“Vicki Lawrence & Mama: A Two Woman Show,” starring ... Thelma Harper.

Yep, that’s right.

Vicki Lawrence might have top billing, but Thelma Harper — Mama to her legions of fans and knucklehead family members — is the headliner.

From the moment she conceived the show and launched it in 2001, Lawrence knew better than to upstage the cranky old-lady character she created 50 years ago on “The Carol Burnett Show.”

“Sometimes I think I could probably fall off the face of the earth and people wouldn’t care as long as Mama is still around,” Lawrence said during a phone call from her California home a few days before Christmas.

Lawrence is bringing Mama back to Tucson for the first time in 20 years for a show at Fox Tucson Theatre on Saturday, Jan. 11.

Vicki Lawrence, right, is opening for Thelma “Mama” Harper, left, when the two-woman show comes to Fox Tucson Theatre this weekend.

The show opens with Lawrence doing a few jokes and singing a medley of her hits (OK, she had only one, “The Night the Lights Went Out in Georgia”) and telling stories about her improbable life in Hollywood.

She was just 18 when Carol Burnett cast her to be part of her eponymous TV variety show. She stayed on through its nearly 11-year run on CBS from 1967-78, with castmates Burnett, Tim Conway and Harvey Korman.

The character of Thelma Harper, aka Mama, was part of “The Family” comedy sketch about Thelma Harper and her five children, including the troubled Eunice Higgins and her husband Ed.

The Mama character was actually written for Burnett, but “when she read the script, she said, ‘Mama is not the character that speaks to me. Eunice is,’” Lawrence said.

Perplexed, the writers turned to the producer and suggested Lawrence for the role.

“At that time, I had played many crazy old ladies on the show, you know, because it was Carol’s show,” recalled Lawrence, who was 24 when she started playing the elderly character. “She was always the ingénue, I was always the crazy old lady. If she was Cinderella, I was the witch. So at the time, it was just another old lady for me to play.”

Burnett threw another wrench into the writers’ plans when she proposed the family was Southern, even though they were based in the fictional town of Raytown, Kansas, straddling the Missouri state line. The writers and producers were concerned that doing the skit with Southern accents would anger half of the country.

But instead of angering audiences, the skit, meant to be a one-time deal, got so much positive feedback that it and the characters became a signature of the show.

Vicki Lawrence as Mama in a scene from “Mama’s Family” with Ken Berry, who played her son, Vinton, in the sitcom that ran from 1983-90.

Lawrence said “The Family” characters became Burnett’s favorite on the show.

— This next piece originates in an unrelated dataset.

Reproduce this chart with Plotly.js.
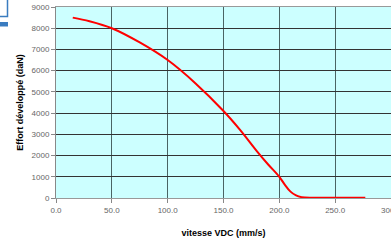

When “The Carol Burnett” show ended in 1978, they developed a TV movie “Eunice” in 1982; Lawrence’s sitcom “Mama’s Family” followed in 1983 and ran through 1990.

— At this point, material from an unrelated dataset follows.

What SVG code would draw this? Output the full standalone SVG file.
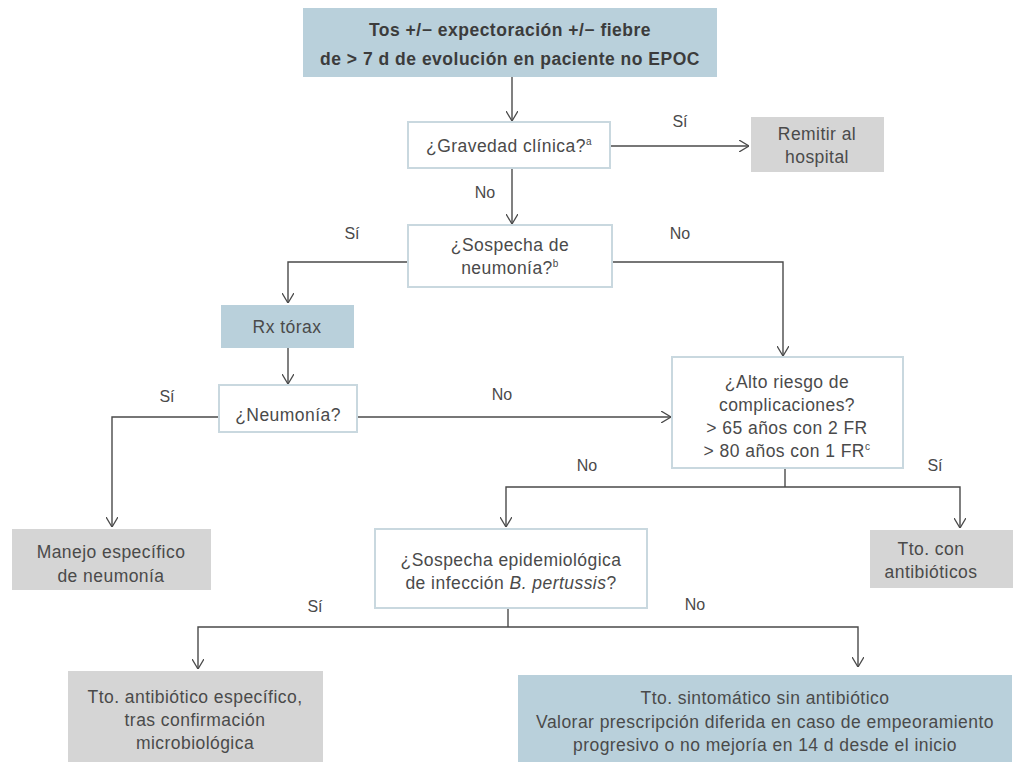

Thanks to the magic of syndication, two generations of viewers have since become fans of the snarky old gal.

“They love her. They love her like she’s not me, like she’s another person and she’s just a rock star,” Lawrence said. “They love everything she has to say. And the audiences are incredible.”

Lawrence recalled one of her first two-woman shows at a casino in New Orleans not long after Katrina.

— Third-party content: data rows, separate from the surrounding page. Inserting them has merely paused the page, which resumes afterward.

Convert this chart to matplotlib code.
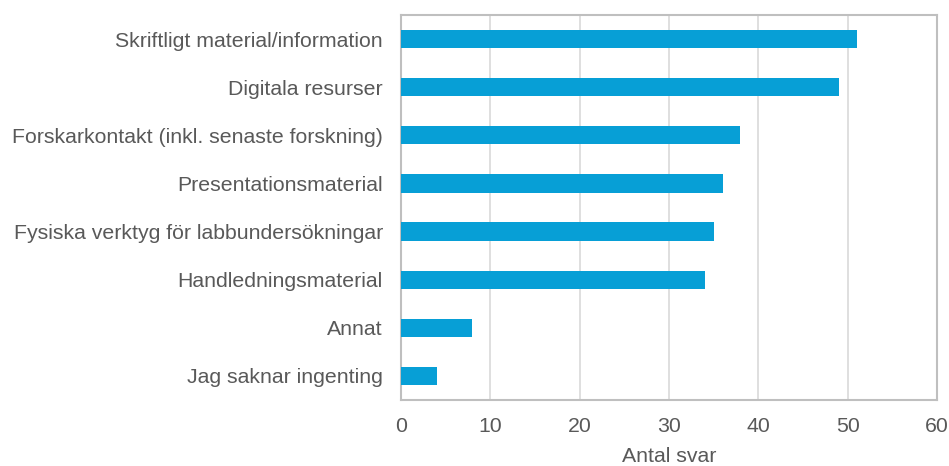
import matplotlib.pyplot as plt

# Data
kategorier = ['Skriftligt material/information', 'Digitala resurser',
              'Forskarkontakt (inkl. senaste forskning)', 'Presentationsmaterial',
              'Fysiska verktyg för labbundersökningar', 'Handledningsmaterial',
              'Annat', 'Jag saknar ingenting']
antal = [51, 49, 38, 36, 35, 34, 8, 4]

plt.rcParams['font.family'] = ['Liberation Sans', 'DejaVu Sans']
textfarg = '#595959'

fig = plt.figure(figsize=(9.49, 4.66), dpi=100)
ax = fig.add_axes([401 / 949, 66 / 466, 536 / 949, 385 / 466])

y = list(range(len(kategorier)))[::-1]
ax.barh(y, antal, height=0.38, color='#079fd6', zorder=3)

ax.set_xlim(0, 60)
ax.set_ylim(-0.5, len(kategorier) - 0.5)
ax.set_xticks(range(0, 61, 10))
ax.set_yticks(y)
ax.set_yticklabels(kategorier)
ax.tick_params(axis='both', length=0, labelsize=15.3, colors=textfarg)
ax.tick_params(axis='x', pad=12)
ax.tick_params(axis='y', pad=13)
ax.grid(axis='x', color='#d9d9d9', linewidth=1.2, zorder=0)

for s in ax.spines.values():
    s.set_color('#bfbfbf')
    s.set_linewidth(1.5)

ax.set_xlabel('Antal svar', fontsize=15.3, color=textfarg, labelpad=8)

plt.savefig('out.png')
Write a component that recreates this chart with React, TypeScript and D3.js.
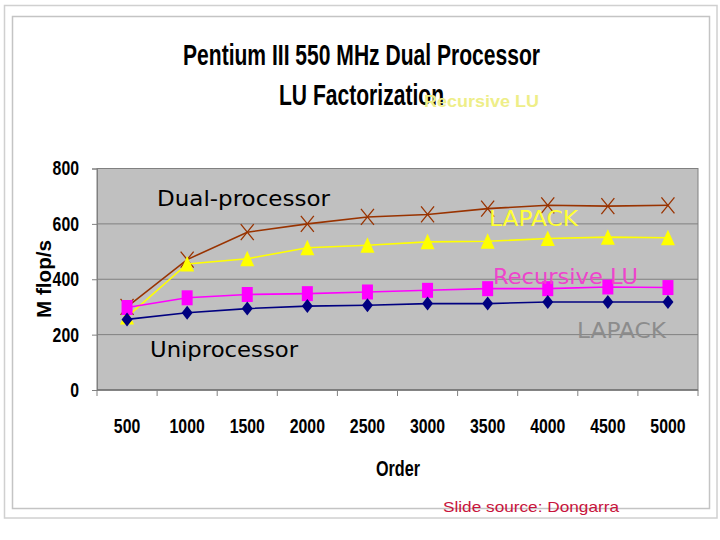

“I turned through one of the aisles, and there was this whole row of young, adorable guys. And I said, really? And they said, ‘Oh, my God, we wouldn’t have gotten through without Mama,’” she said. “They sort of learned me backwards. ... They were ‘Mama’s Family’ fans, but they would listen to my half of the show and, you know, just get all the backstory and where I came from. Then they’d come back to the show and say, ‘You were really hot when you were young.’ It was sort of like a weird ‘Back to the Future’ thing when the young people show up.”

After Lawrence’s opening, when she goes backstage to transform into Mama, the audience sees outtakes of the TV show before Mama reemerges.

But Mama in 2025 won’t be re-litigating all her rants from 50 years ago. Lawrence and her writing partner were careful to avoid making the live show a retrospective.

“I don’t want it to be like the Mama that everybody knows for sure from that show. I want her to be pushed into the new century,” she explained. “I want her (to be) the one that I try to keep more topical, you know, so that she can comment on all the crazy stuff that’s going on in the world, and for God’s sakes, it just keeps getting crazy.”

Lawrence said Mama resonates with today’s audiences because she represents a simpler time, when social media and cell phones and the internet didn’t exist.

“It just takes you away from real life a little bit,” she said.

“Vicki Lawrence & Mama: A Two Woman Show” begins at 7:30 p.m. Saturday at Fox Tucson Theatre, 17 W. Congress St. Tickets are $20-$72.50 through foxtucson.com.